In deze tijd is elk goed gerucht toch welkom? Of zijn we al zover dat we alles liever bedekt houden om de vrees voor de schare?
Ik ben het ook van harte eens met wat Eilander schreef. Met vrees voor de schare heeft dit helemaal niets van doen.
Nogmaals: het geloof in het eeuwig wel van een overleden persoon die zelf geen getuigenis tijdens zijn leven gegeven heeft, is een persoonlijke zaak, geen zaak die aan de Gemeente van Christus breed verkondigd dient te worden. Een persoonlijk woord tot de meest betrokkenen is voldoende. Geen bijzondere openbaringen, maar alleen Gods Woord, het Evangelie, moet verkondigd worden! (Brede verkondiging van bijzondere openbaringen vind ik eerlijk gezegd ook geen goed teken.)
(Opnieuw: ik spreek helemaal niet over een specifieke situatie, want daar weet ik niets van.)
Ik wil ook helemaal niet spreken over de specifieke situatie. Ook ik ben van mening dat zeer terughoudend omgegaan moet worden met bijzondere openbaringen. Als het gaat om voorzichtigheid en een vaste basis verwijs ik naar mijn eerdere bijdrage waarin een tekst uit de synopsis is opgenomen.
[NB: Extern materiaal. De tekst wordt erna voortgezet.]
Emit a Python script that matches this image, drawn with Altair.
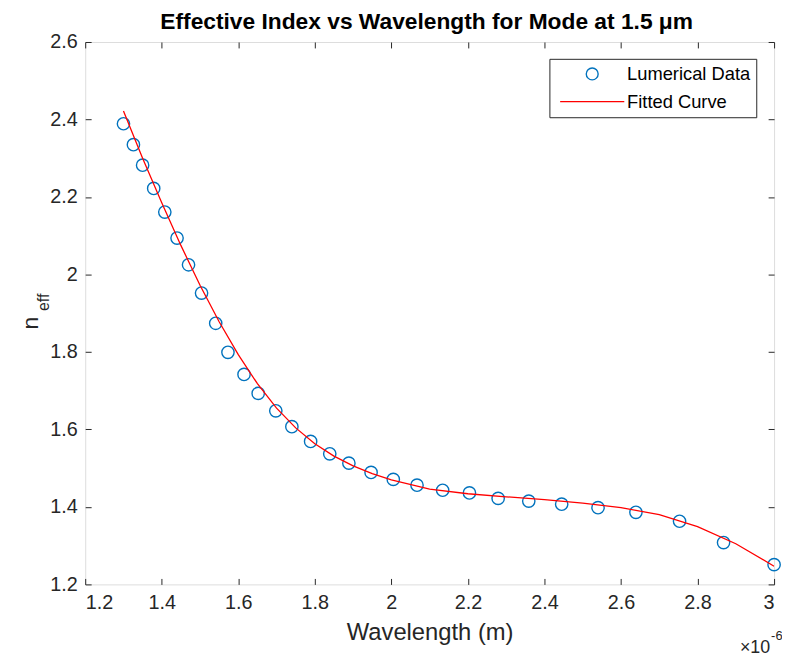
import altair as alt
import pandas as pd

# ---- data (wavelength in micrometres, axis shows x10^-6 m)
wl_data = [1.300, 1.326, 1.350, 1.379, 1.408, 1.440, 1.470, 1.504, 1.541, 1.573,
           1.615, 1.652, 1.698, 1.740, 1.789, 1.839, 1.889, 1.947, 2.005, 2.067,
           2.134, 2.204, 2.279, 2.359, 2.445, 2.540, 2.639, 2.753, 2.868, 3.000]
neff_data = [2.389, 2.335, 2.282, 2.222, 2.161, 2.094, 2.025, 1.952, 1.874, 1.799,
             1.742, 1.693, 1.648, 1.607, 1.569, 1.537, 1.513, 1.489, 1.471, 1.456,
             1.443, 1.436, 1.422, 1.415, 1.407, 1.398, 1.386, 1.363, 1.308, 1.251]

wl_fit = [1.30, 1.35, 1.40, 1.45, 1.50, 1.55, 1.60, 1.65, 1.70, 1.75, 1.80, 1.85,
          1.90, 1.95, 2.00, 2.10, 2.20, 2.30, 2.40, 2.50, 2.60, 2.70, 2.80, 2.90, 3.00]
neff_fit = [2.422, 2.300, 2.185, 2.075, 1.972, 1.878, 1.793, 1.718, 1.655, 1.604,
            1.563, 1.531, 1.506, 1.486, 1.470, 1.446, 1.434, 1.426, 1.419, 1.410,
            1.398, 1.380, 1.349, 1.305, 1.247]

series_names = ["Lumerical Data", "Fitted Curve"]
x_ticks = [1.2, 1.4, 1.6, 1.8, 2.0, 2.2, 2.4, 2.6, 2.8, 3.0]
y_ticks = [1.2, 1.4, 1.6, 1.8, 2.0, 2.2, 2.4, 2.6]

title_text = "Effective Index vs Wavelength for Mode at 1.5 \u03bcm"
x_title = "Wavelength (m)"

FONT = "Liberation Sans"
AX = "#262626"
W, H = 696, 548

df_pts = pd.DataFrame({"wl": wl_data, "neff": neff_data, "series": series_names[0]})
df_fit = pd.DataFrame({"wl": wl_fit, "neff": neff_fit, "series": series_names[1]})

xs = alt.Scale(domain=[1.2, 3.0], nice=False, zero=False)
ys = alt.Scale(domain=[1.2, 2.6], nice=False, zero=False)
color_scale = alt.Scale(domain=series_names, range=["#0072BD", "#FF0000"])
shape_scale = alt.Scale(domain=series_names, range=["circle", "M-5.4,0H5.4"])

legend = alt.Legend(
    title=None, orient="none", legendX=469, legendY=17,
    strokeColor=AX, fillColor="white", padding=6, cornerRadius=0,
    labelFont=FONT, labelFontSize=18.5, labelColor="#000000",
    symbolSize=144, symbolStrokeWidth=1.4, symbolOffset=28, labelOffset=26,
    rowPadding=9, labelLimit=300, symbolOpacity=1,
)

tick_axis = dict(domain=False, grid=False, tickSize=6, offset=-6,
                 tickColor=AX, tickWidth=1)
label_axis = dict(labelFont=FONT, labelFontSize=20, labelColor=AX, format="~g",
                  labelPadding=8)

pts = alt.Chart(df_pts).mark_point(filled=False, size=155, strokeWidth=1.4,
                                   opacity=1, clip=False).encode(
    x=alt.X("wl:Q", scale=xs, axis=alt.Axis(orient="top", values=x_ticks, labels=False,
                                             title=None, **tick_axis)),
    y=alt.Y("neff:Q", scale=ys, axis=alt.Axis(orient="right", values=y_ticks, labels=False,
                                               title=None, **tick_axis)),
    color=alt.Color("series:N", scale=color_scale, legend=legend),
    shape=alt.Shape("series:N", scale=shape_scale, legend=legend),
)

fit = alt.Chart(df_fit).mark_line(strokeWidth=1.3, clip=True).encode(
    x=alt.X("wl:Q", scale=xs, axis=alt.Axis(orient="bottom", values=x_ticks, title=x_title,
                                             titleFont=FONT, titleFontSize=24,
                                             titleFontWeight="normal", titleColor=AX,
                                             titlePadding=9, **tick_axis, **label_axis)),
    y=alt.Y("neff:Q", scale=ys, axis=alt.Axis(orient="left", values=y_ticks, title=None,
                                               **tick_axis, **label_axis)),
    color=alt.Color("series:N", scale=color_scale, legend=legend),
)

# chart title, y-axis title n_eff (n with subscript) and x-axis exponent x10^-6
title_mark = alt.Chart(pd.DataFrame({"t": [title_text]})).mark_text(
    align="center", baseline="alphabetic", font=FONT, fontSize=23, fontWeight="bold",
    color="#000000"
).encode(text="t:N", x=alt.value(W / 2 - 3), y=alt.value(-13))
ylab_main = alt.Chart(pd.DataFrame({"t": ["n"]})).mark_text(
    angle=270, align="center", baseline="alphabetic", font=FONT, fontSize=23, color=AX
).encode(text="t:N", x=alt.value(-48), y=alt.value(284))
ylab_sub = alt.Chart(pd.DataFrame({"t": ["eff"]})).mark_text(
    angle=270, align="center", baseline="alphabetic", font=FONT, fontSize=16, color=AX
).encode(text="t:N", x=alt.value(-37), y=alt.value(263))
exp_base = alt.Chart(pd.DataFrame({"t": ["\u00d710"]})).mark_text(
    align="right", baseline="alphabetic", font=FONT, fontSize=18, color=AX
).encode(text="t:N", x=alt.value(692), y=alt.value(617))
exp_sup = alt.Chart(pd.DataFrame({"t": ["-6"]})).mark_text(
    align="left", baseline="alphabetic", font=FONT, fontSize=13, color=AX
).encode(text="t:N", x=alt.value(693), y=alt.value(604))

chart = alt.layer(pts, fit, title_mark, ylab_main, ylab_sub, exp_base, exp_sup).resolve_axis(
    x="independent", y="independent"
).properties(
    width=W, height=H,
    autosize=alt.AutoSizeParams(type="none"),
    padding={"left": 78, "top": 31, "right": 8, "bottom": 70},
).configure_view(stroke=AX, strokeWidth=1).configure(background="white")

chart.save("out.html", embed_options={"renderer": "svg", "actions": False})
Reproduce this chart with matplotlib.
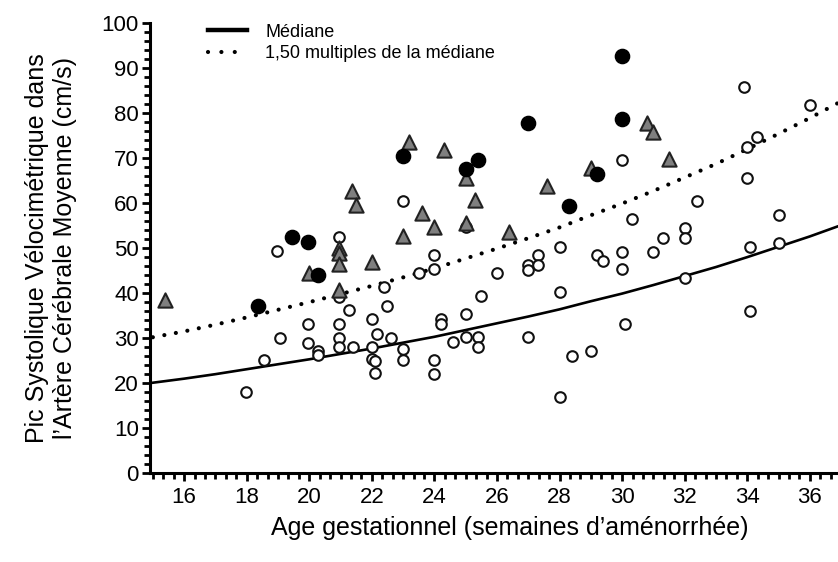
import matplotlib
matplotlib.use("Agg")
import matplotlib.pyplot as plt
from matplotlib.ticker import MultipleLocator
from matplotlib.lines import Line2D

# reference curves, one value per week (15..37)
curve_weeks = [15, 16, 17, 18, 19, 20, 21, 22, 23, 24, 25, 26,
               27, 28, 29, 30, 31, 32, 33, 34, 35, 36, 37]
median = [20.1, 21.0, 22.0, 23.1, 24.2, 25.3, 26.5, 27.7, 29.0, 30.3, 31.8, 33.3,
          34.8, 36.4, 38.2, 39.9, 41.8, 43.8, 45.8, 48.0, 50.3, 52.6, 55.1]
mom_150 = [30.2, 31.5, 33.0, 34.6, 36.3, 38.0, 39.8, 41.6, 43.5, 45.5, 47.7, 49.9,
           52.2, 54.6, 57.3, 59.9, 62.7, 65.7, 68.7, 72.0, 75.4, 78.9, 82.6]

# open circles
open_x = [17.98, 18.56, 18.96, 19.05, 19.95, 19.95, 20.27, 20.27, 20.95, 20.95,
          20.95, 20.95, 20.95, 21.28, 21.4, 22.0, 22.0, 22.0, 22.1, 22.1,
          22.18, 22.4, 22.5, 22.6, 23.0, 23.0, 23.0, 23.5, 24.0, 24.0,
          24.0, 24.0, 24.2, 24.2, 24.6, 25.0, 25.0, 25.0, 25.4, 25.4,
          25.5, 26.0, 27.0, 27.0, 27.3, 27.3, 27.0, 28.0, 28.0, 28.0,
          28.4, 29.0, 29.2, 29.4, 30.0, 30.3, 30.0, 30.0, 30.1, 31.0,
          31.3, 32.0, 32.0, 32.0, 32.4, 33.9, 34.0, 34.3, 34.0, 34.1,
          34.1, 35.0, 35.0, 36.0]
open_y = [18.1, 25.1, 49.3, 30.1, 33.1, 29.0, 27.2, 26.2, 52.4, 39.2,
          33.1, 30.1, 28.1, 36.2, 28.1, 34.2, 28.1, 25.3, 25.0, 22.2,
          31.0, 41.3, 37.2, 30.1, 60.5, 27.5, 25.1, 44.4, 48.4, 45.3,
          25.1, 22.0, 34.2, 33.1, 29.2, 54.6, 35.3, 30.2, 30.2, 28.1,
          39.3, 44.4, 46.2, 45.1, 48.4, 46.2, 30.2, 50.3, 40.3, 17.0,
          26.0, 27.1, 48.4, 47.2, 69.6, 56.4, 49.2, 45.3, 33.1, 49.2,
          52.3, 54.4, 52.3, 43.3, 60.4, 85.7, 72.5, 74.6, 65.5, 50.3,
          36.1, 57.3, 51.2, 81.8]

# grey triangles
tri_x = [15.4, 20.0, 20.95, 20.95, 20.95, 20.95, 21.36, 21.5, 22.0, 23.0,
         23.2, 23.6, 24.0, 24.3, 25.0, 25.0, 25.3, 26.4, 27.6, 29.0,
         30.8, 31.0, 31.5]
tri_y = [38.4, 44.4, 50.0, 49.0, 46.5, 40.7, 62.7, 59.6, 47.0, 52.7,
         73.6, 57.7, 54.7, 71.8, 65.5, 55.6, 60.8, 53.6, 63.8, 67.7,
         77.8, 75.8, 69.7]

# filled circles
full_x = [18.35, 19.45, 19.95, 20.27, 23.0, 25.0, 25.4, 27.0, 28.3, 29.2, 30.0, 30.0]
full_y = [37.2, 52.4, 51.4, 44.0, 70.4, 67.5, 69.6, 77.7, 59.3, 66.4, 78.6, 92.7]

plt.rcParams['font.family'] = ['Liberation Sans', 'DejaVu Sans']

fig = plt.figure(figsize=(8.38, 5.62), dpi=100)
ax = fig.add_axes([0.179, 0.158, 0.821, 0.801])

ax.plot(curve_weeks, median, color='black', lw=1.9, zorder=2)
ax.plot(curve_weeks, mom_150, color='black', lw=3.0,
        linestyle=(0, (0.01, 2.8)), dash_capstyle='round', zorder=2)

ax.scatter(open_x, open_y, s=58, facecolor='white', edgecolor='#111111',
           linewidths=1.5, zorder=3)
ax.scatter(tri_x, tri_y, marker='^', s=105, facecolor='#7f7f7f',
           edgecolor='#222222', linewidths=1.5, zorder=4)
ax.scatter(full_x, full_y, s=105, facecolor='black', edgecolor='black', zorder=5)

ax.set_xlim(14.91, 36.9)
ax.set_ylim(0, 100)
ax.xaxis.set_major_locator(MultipleLocator(2))
ax.xaxis.set_minor_locator(MultipleLocator(1 / 3))
ax.yaxis.set_major_locator(MultipleLocator(10))
ax.yaxis.set_minor_locator(MultipleLocator(2))

for side in ['top', 'right']:
    ax.spines[side].set_visible(False)
for side in ['left', 'bottom']:
    ax.spines[side].set_linewidth(2.2)
ax.tick_params(which='major', direction='out', length=6, width=2, labelsize=16)
ax.tick_params(axis='x', which='major', pad=4)
ax.tick_params(axis='y', which='major', pad=2)
ax.tick_params(which='minor', direction='out', length=4, width=2)

ax.set_xlabel("Age gestationnel (semaines d\u2019aménorrhée)", fontsize=18)
ax.xaxis.set_label_coords(0.523, -0.095)
ax.set_ylabel("Pic Systolique Vélocimétrique dans\nl\u2019Artère Cérébrale Moyenne (cm/s)",
              fontsize=18, labelpad=18)

handles = [Line2D([], [], color='black', lw=3.2),
           Line2D([], [], color='black', lw=3.0, linestyle=(0, (0.01, 3.2)),
                  dash_capstyle='round')]
ax.legend(handles, ['Médiane', '1,50 multiples de la médiane'], loc='upper left',
          bbox_to_anchor=(0.06, 1.035), frameon=False, fontsize=13,
          handlelength=2.2, handletextpad=1.0, labelspacing=0.25)

fig.savefig('out.png', dpi=100)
Maar de grote winst van de bijdrage van Eilander zit hierin, met name het onderstreepte deel:
Eilander schreef:
Mijn inziens is deze discussie ook een uitvloeisel van een donkere tijd waarin we leven, dat veel werk van God verborgen blijft. Anders gezegd: dat er niet vrijmoedig getuigd wordt van hoe de Heere ook in deze tijd werkt. Of, misschien beter gezegd: dat er weinig doorbrekend werk is.
Deze openlijke vaststelling is heel wat!! Er zijn getuigenissen en belevingen zat. De belijdenis dat de Here doorgaat met zijn werk ligt voorin de mond. Nagenoeg alles moet kunnen en christelijk heten. Daarom is de vaststelling van Eilander van belang. Er is een beweging in die tegen de algemene stroom ingaat. Die blijkt geeft van behoefte aan een goede tijding. In deze tijden van geestelijke armoede en onkunde is dat een moedige belijdenis. Het is een ingaan tegen de stem van de schare.
Als alleen deze constatering door een ieder getrokken zou worden, wat zou dat kunnen betekenen?